Do you make your intentions and desires known to God in prayer?  Bear in mind that God dearly wants to answer all our prayers.  Remember, Jesus became one of us: fully human as well as fully God!  He made us His own possession!  He will always take care of us with a love we can never fully understand! 

When you feel “poor” and believe that no one gives a darn, remember that God, who loves you no matter what you have done or not done, is next to you and in you.  Have a heart-to-heart talk with Him; He always listens intently to you!

 

“Watch, O Lord”

 

“Watch, O Lord, with those who wake, or watch, or weep tonight, & give Your angels & saints charge over those who sleep.
Tend Your sick ones, O Lord Christ.
Rest Your weary ones.
Bless Your dying ones.
Soothe Your suffering ones.
Pity Your afflicted ones.
Shield Your joyous ones,
and all for Your love’s sake.  Amen.”

(St. Augustine)

 

Pax et Bonum
Dan Halley, SFO

 

*****

 

A Franciscan’s Saint of the Day:  St. Ignatius of Antioch (d. 107?)

 

Born in Syria, Ignatius converted to Christianity and eventually became bishop of Antioch. In the year 107, Emperor Trajan visited Antioch and forced the Christians there to choose between death and apostasy. Ignatius would not deny Christ and thus was condemned to be put to death in Rome.

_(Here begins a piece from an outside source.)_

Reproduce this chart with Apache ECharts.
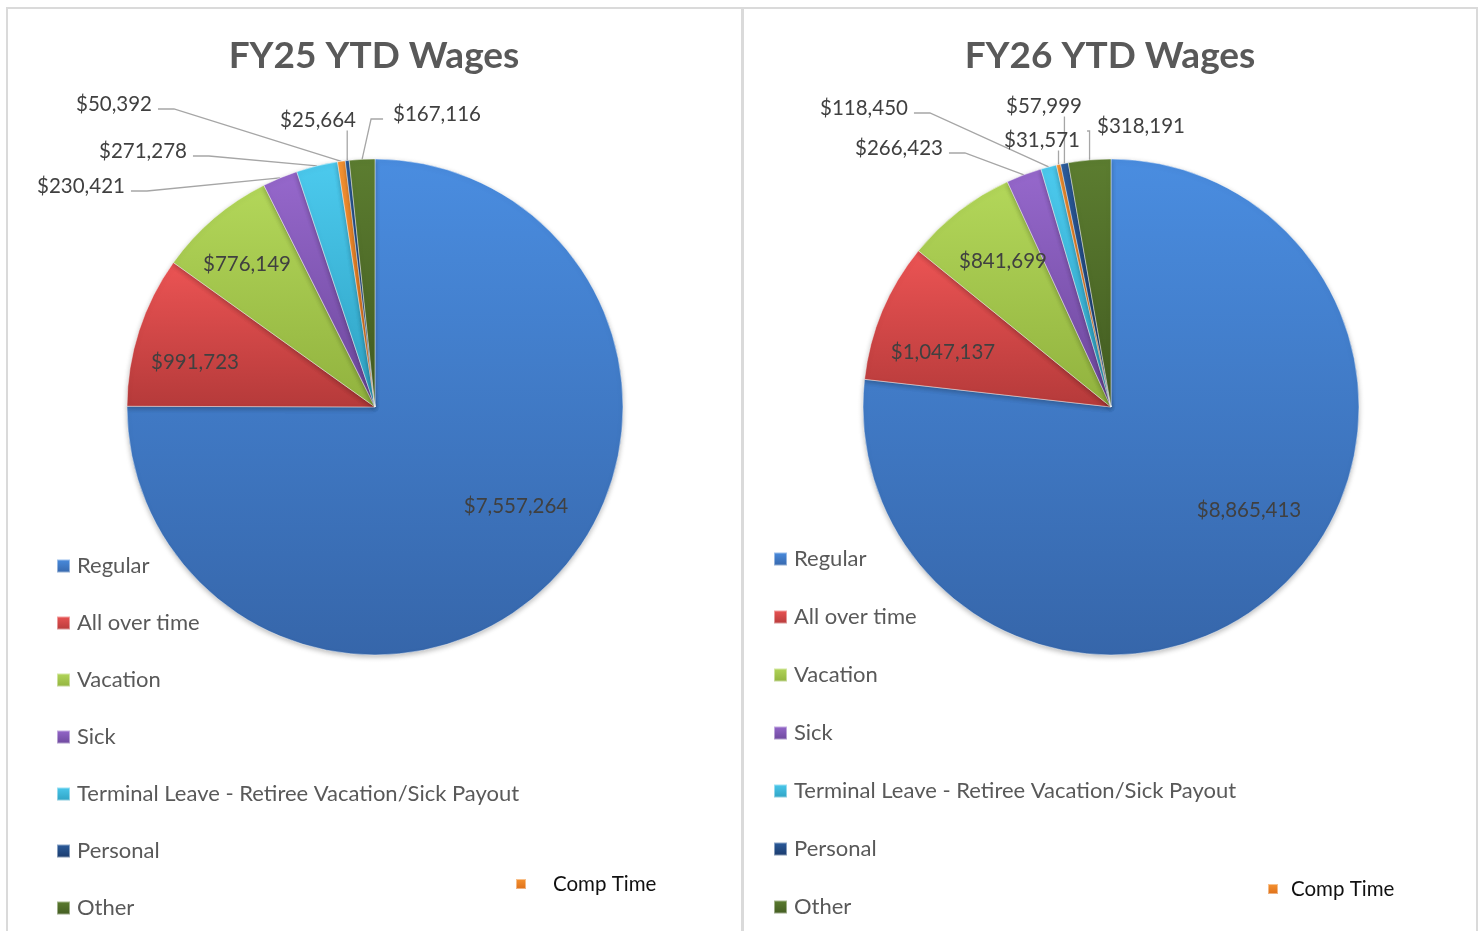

Ignatius is well known for the seven letters he wrote on the long journey from Antioch to Rome. Five of these letters are to Churches in Asia Minor; they urge the Christians there to remain faithful to God and to obey their superiors. He warns them against heretical doctrines, providing them with the solid truths of the Christian faith.

The sixth letter was to Polycarp, bishop of Smyrna, who was later martyred for the faith. The final letter begs the Christians in Rome not to try to stop his martyrdom. “The only thing I ask of you is to allow me to offer the libation of my blood to God. I am the wheat of the Lord; may I be ground by the teeth of the beasts to become the immaculate bread of Christ.”

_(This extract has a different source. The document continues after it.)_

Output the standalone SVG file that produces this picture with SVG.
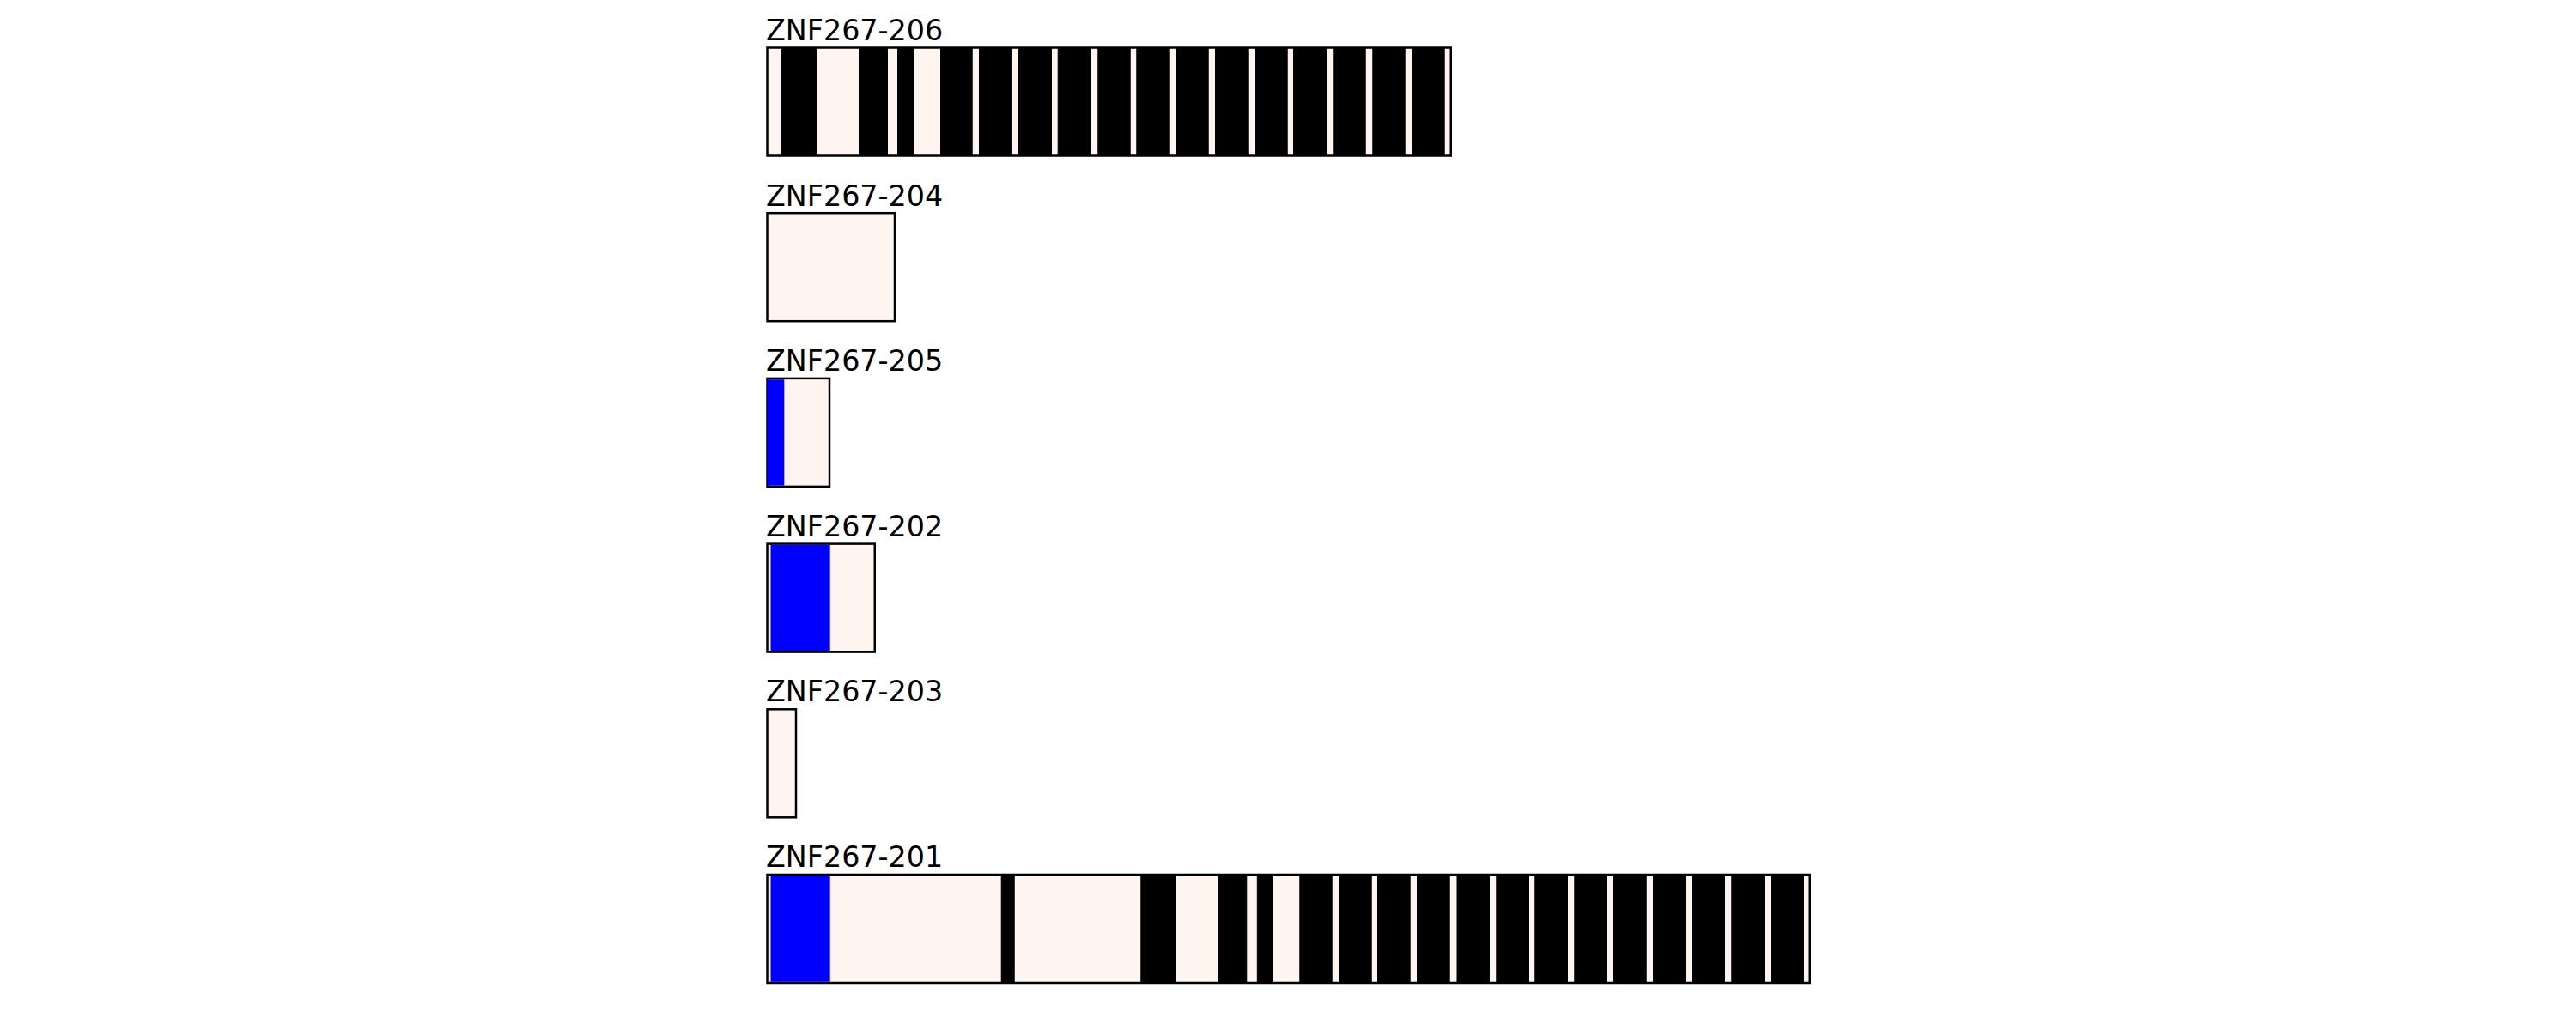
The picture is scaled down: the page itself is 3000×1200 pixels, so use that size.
<svg xmlns="http://www.w3.org/2000/svg" width="3000" height="1200" viewBox="0 0 3000 1200">
<style>
.bg{fill:#ffffff}
.frame{fill:#fff5f0;stroke:#000;stroke-width:2.5}
.exon{fill:#000;stroke:#000;stroke-width:1}
.utr{fill:#0000ff}
.label{font-family:"DejaVu Sans",sans-serif;font-size:33.33px;fill:#000}
</style>
<rect class="bg" x="0" y="0" width="3000" height="1200"/>

<g id="ZNF267-206">
<text class="label" x="892" y="46.5">ZNF267-206</text>
<rect class="frame" x="893.5" y="55.5" width="796.25" height="126"/>
<g transform="translate(0,55.5)">
<rect class="exon" x="910.5" y="0" width="40.7" height="126"/>
<rect class="exon" x="1000.5" y="0" width="33" height="126"/>
<rect class="exon" x="1045.5" y="0" width="19" height="126"/>
<rect class="exon" x="1095.5" y="0" width="36.7" height="126"/>
<rect class="exon" x="1140.5" y="0" width="37.3" height="126"/>
<rect class="exon" x="1186.5" y="0" width="38" height="126"/>
<rect class="exon" x="1232.2" y="0" width="38.3" height="126"/>
<rect class="exon" x="1278.8" y="0" width="37.4" height="126"/>
<rect class="exon" x="1323.8" y="0" width="37.4" height="126"/>
<rect class="exon" x="1369.5" y="0" width="37.7" height="126"/>
<rect class="exon" x="1415.5" y="0" width="37.7" height="126"/>
<rect class="exon" x="1461.5" y="0" width="37.7" height="126"/>
<rect class="exon" x="1506.5" y="0" width="38" height="126"/>
<rect class="exon" x="1552.8" y="0" width="37.4" height="126"/>
<rect class="exon" x="1598.8" y="0" width="37.4" height="126"/>
<rect class="exon" x="1644.5" y="0" width="37.7" height="126"/>
</g>
</g>

<g id="ZNF267-204">
<text class="label" x="892" y="239.5">ZNF267-204</text>
<rect class="frame" x="893.5" y="248.2" width="148.5" height="126"/>
</g>

<g id="ZNF267-205">
<text class="label" x="892" y="432">ZNF267-205</text>
<rect class="frame" x="893.5" y="440.9" width="72.5" height="126"/>
<rect class="utr" x="893.5" y="442.2" width="19.8" height="123.5"/>
</g>

<g id="ZNF267-202">
<text class="label" x="892" y="624.7">ZNF267-202</text>
<rect class="frame" x="893.5" y="633.6" width="125.25" height="126"/>
<rect class="utr" x="897.5" y="634.9" width="69.2" height="123.5"/>
</g>

<g id="ZNF267-203">
<text class="label" x="892" y="817.3">ZNF267-203</text>
<rect class="frame" x="893.5" y="826.3" width="33.5" height="126"/>
</g>

<g id="ZNF267-201">
<text class="label" x="892" y="1010">ZNF267-201</text>
<rect class="frame" x="893.5" y="1019" width="1214.25" height="126"/>
<rect class="utr" x="897.5" y="1020.3" width="69.2" height="123.5"/>
<g transform="translate(0,1019)">
<rect class="exon" x="1166.2" y="0" width="15" height="126"/>
<rect class="exon" x="1328.8" y="0" width="40.7" height="126"/>
<rect class="exon" x="1418.8" y="0" width="33" height="126"/>
<rect class="exon" x="1464.3" y="0" width="18" height="126"/>
<rect class="exon" x="1513.8" y="0" width="37.4" height="126"/>
<rect class="exon" x="1559.5" y="0" width="37.7" height="126"/>
<rect class="exon" x="1604.5" y="0" width="37.7" height="126"/>
<rect class="exon" x="1650.5" y="0" width="37.7" height="126"/>
<rect class="exon" x="1697" y="0" width="37.5" height="126"/>
<rect class="exon" x="1742.8" y="0" width="37.7" height="126"/>
<rect class="exon" x="1787.8" y="0" width="37.7" height="126"/>
<rect class="exon" x="1833.8" y="0" width="37.4" height="126"/>
<rect class="exon" x="1879.5" y="0" width="37.7" height="126"/>
<rect class="exon" x="1925.5" y="0" width="37.7" height="126"/>
<rect class="exon" x="1970.8" y="0" width="37.7" height="126"/>
<rect class="exon" x="2016.8" y="0" width="37.7" height="126"/>
<rect class="exon" x="2062.8" y="0" width="37.7" height="126"/>
</g>
</g>
</svg>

Ignatius bravely met the lions in the Circus Maximus.

Comment:

Ignatius’s great concern was for the unity and order of the Church. Even greater was his willingness to suffer martyrdom rather than deny his Lord Jesus Christ. Not to his own suffering did Ignatius draw attention, but to the love of God which strengthened him. He knew the price of commitment and would not deny Christ, even to save his own life.

Quote:

“I greet you from Smyrna together with the Churches of God present here with me. They comfort me in every way, both in body and in soul. My chains, which I carry about on me for Jesus Christ, begging that I may happily make my way to God, exhort you: persevere in your concord and in your community prayers” (Ignatius of Antioch, Letter to the Church at Tralles).

Saint of the Day: Lives, Lessons and Feast
By Leonard Foley, O.F.M.;
revised by Pat McCloskey, O.F.M.
(From http://www.americancatholic.org website)

Secular Franciscan Order (SFO) Rule #’s 17 & 18 of 26:

    

17.      In their family they should cultivate the Franciscan spirit of peace, fidelity, and respect for life, striving to make of it a sign of a world already renewed in Christ.

By living the grace of matrimony, husbands and wives in particular should bear witness in the world to the love of Christ for His Church. They should joyfully accompany their children on their human and spiritual journey by providing a simple and open Christian education and being attentive to the vocation of each child.

 

 

 

18.     Moreover they should respect all creatures, animate and inanimate, which “bear the imprint of the Most High,” and they should strive to move from the temptation of exploiting creation to the Franciscan concept of universal kinship.